In the canonical instance of the author of waverly, King George IV (the face card is drawn from the mental pack, bringing us back, by a Tory reflex, to England) may believe that the Author of Waverly wrote Ivanhoe without believing that Walter Scott wrote Ivanhoe – since King George IV did not know that the anonymous author of Waverly was Walter Scott. We, however, do.  Our intellectual historical horizon can be defined, at least roughly, by the substitutions of descriptions that we can make, as much as our location in technology space is described by the substitutions we can make between tools.  
    To expand this beyond the propositional attitude: in the history of shock, we see a distinct difference between the ancient notion of numbing and coldness, and the modern moment of the blow and fire.
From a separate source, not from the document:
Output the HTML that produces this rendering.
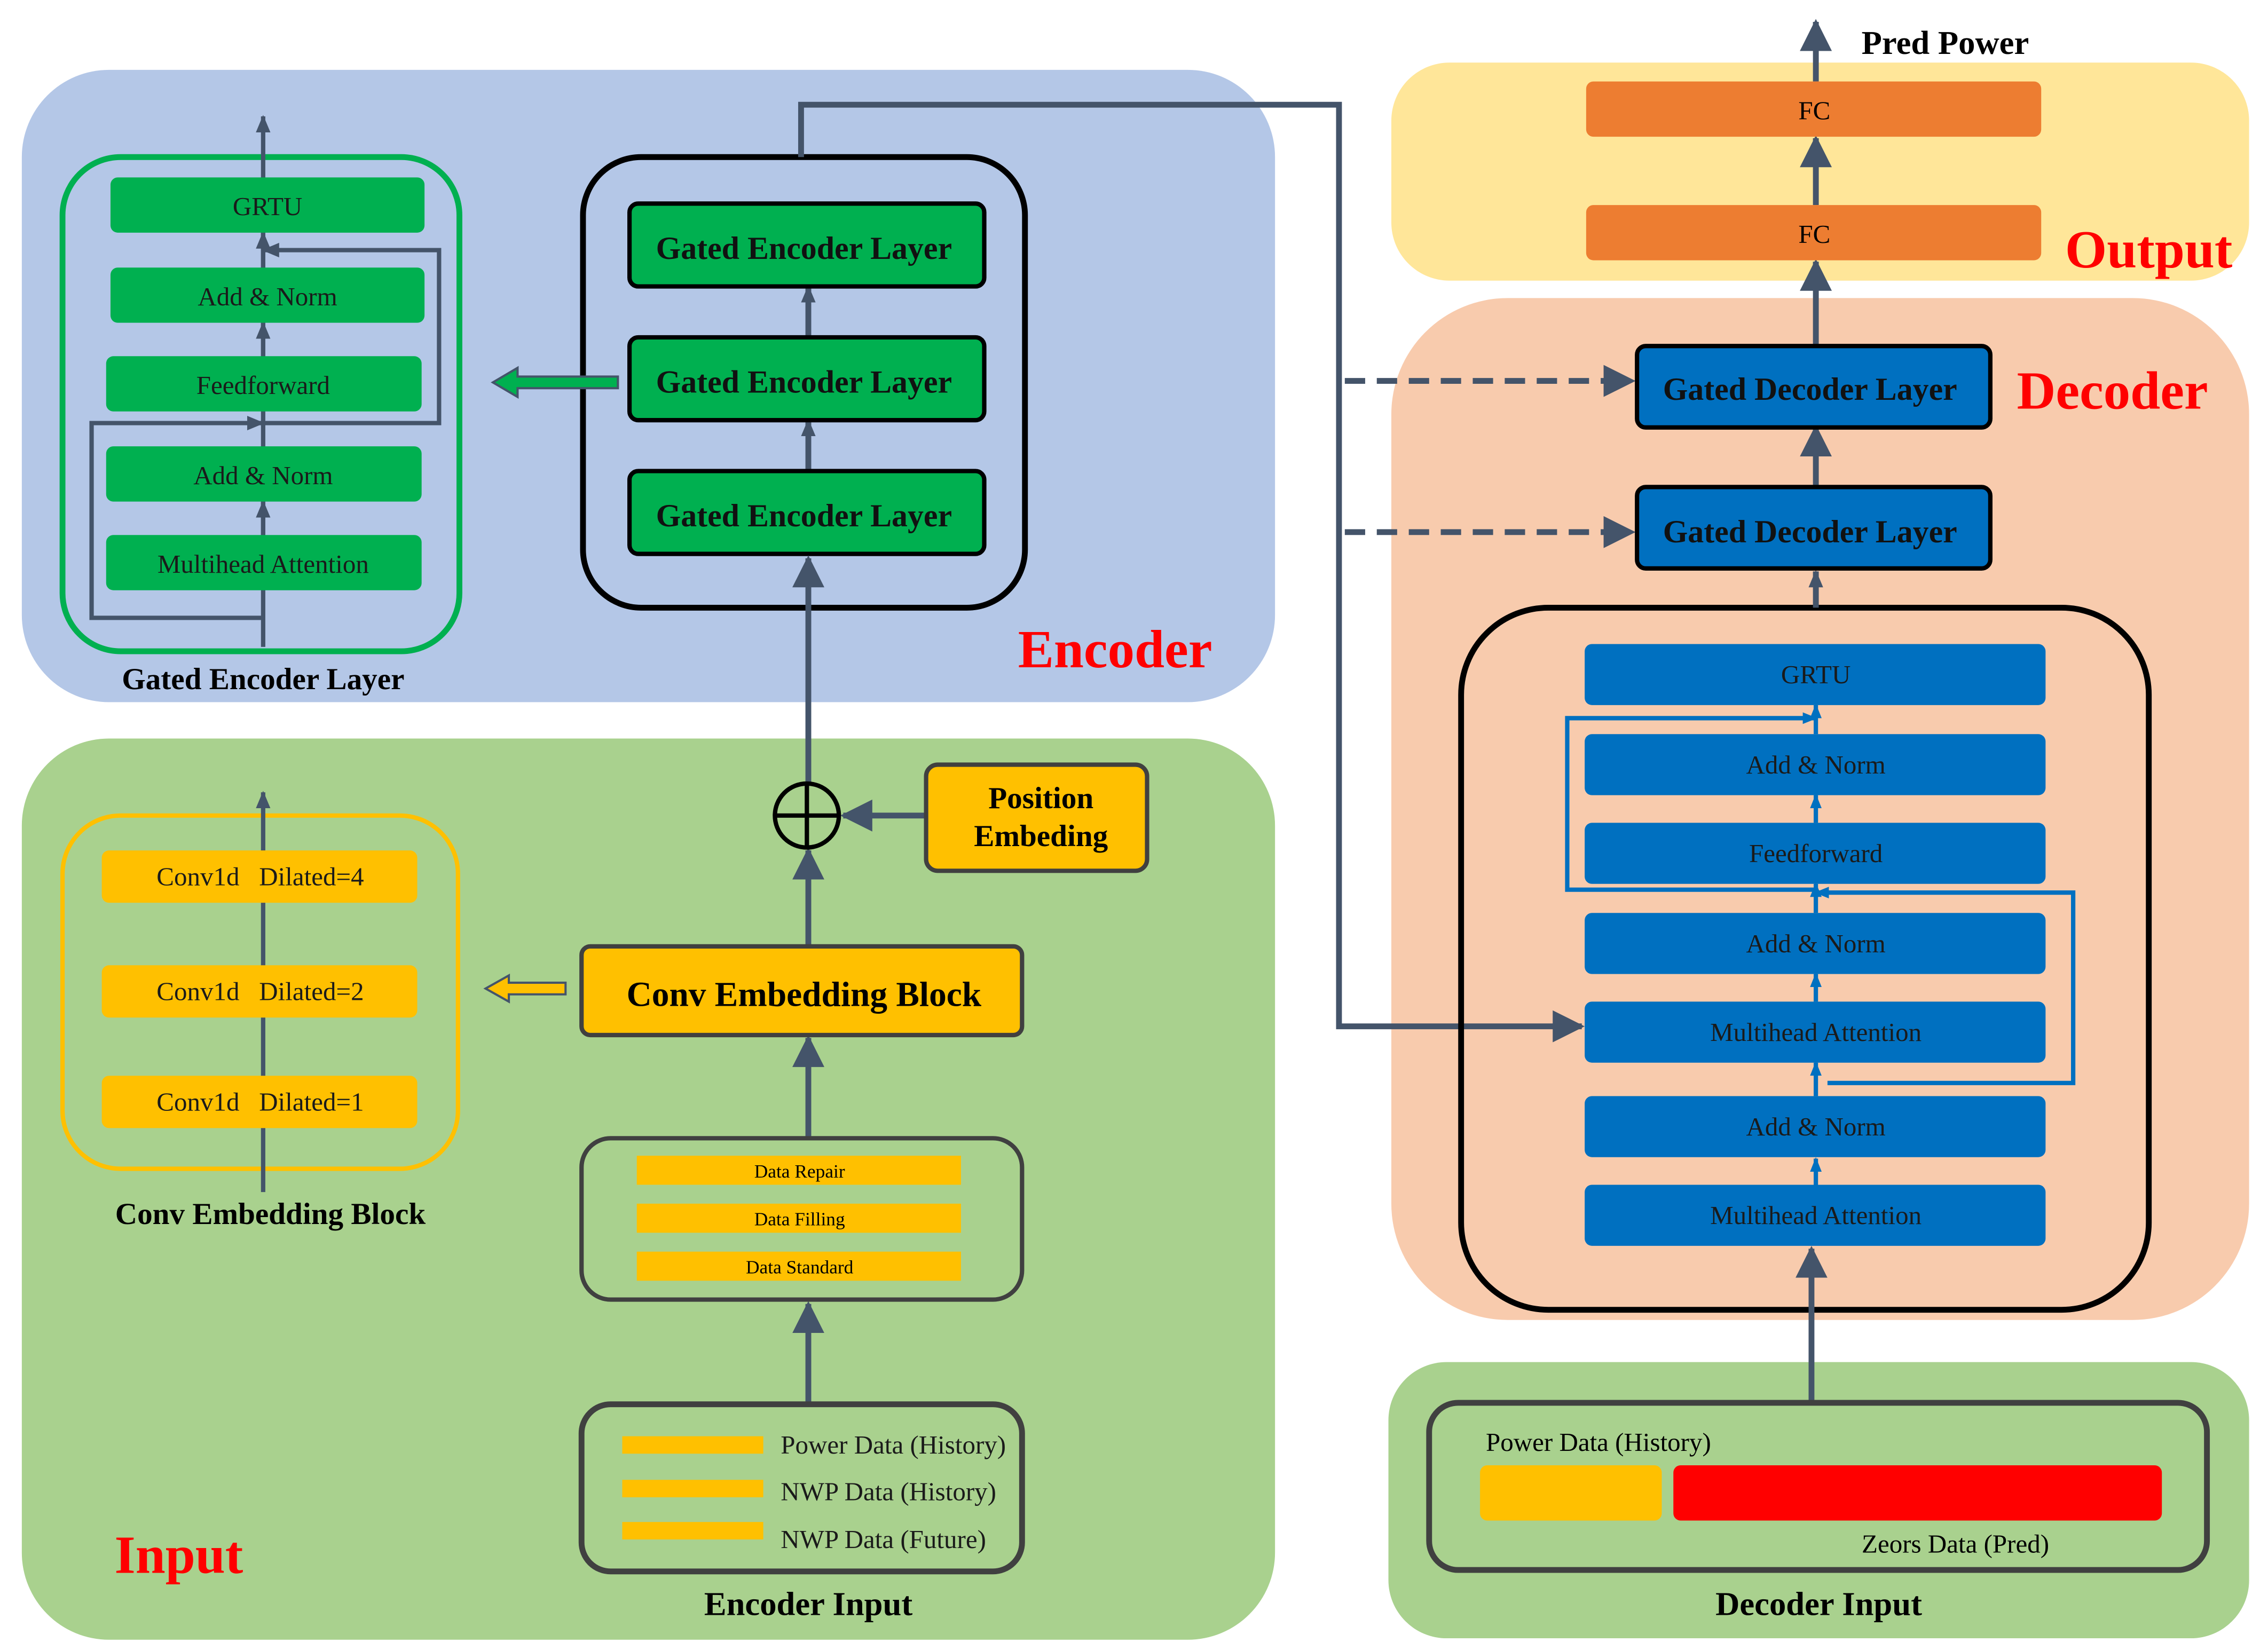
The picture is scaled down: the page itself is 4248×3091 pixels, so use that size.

The latter is hard to substitute for the former. And yet, the experience of Greek fisherman with the tornado puts us, looking back, in the position of saying that the Greeks were talking about shock; that is,if our own idea of shock is coherent.
    Etymologically, the numb is the secret sharer of shock.
    In a letter to Benjamin Franklin published in the Philosophical Transactions (1775), a John Walsh communicates an experiment made with the torpedo that proves that the fish does direct  its electric shocks – although without sparks. “Indeed, all our trials have been upon very feeble subjects, whose shock was seldom sensible beyond the touching finger.” What I want to point out here is that these are “shocks” – not a poison, or a numbing fluid. Although it is still not totally clear what a shock is, or at least how it is caused. The shocks and jolts tpo which insentient things are subject are merely rather sensational collisions, but the shock that the human body is subject to seems more mysterious and compelling. For what is true about the torpedo is true about us – we too have nerves. This is where the shocked present was bound to dwell.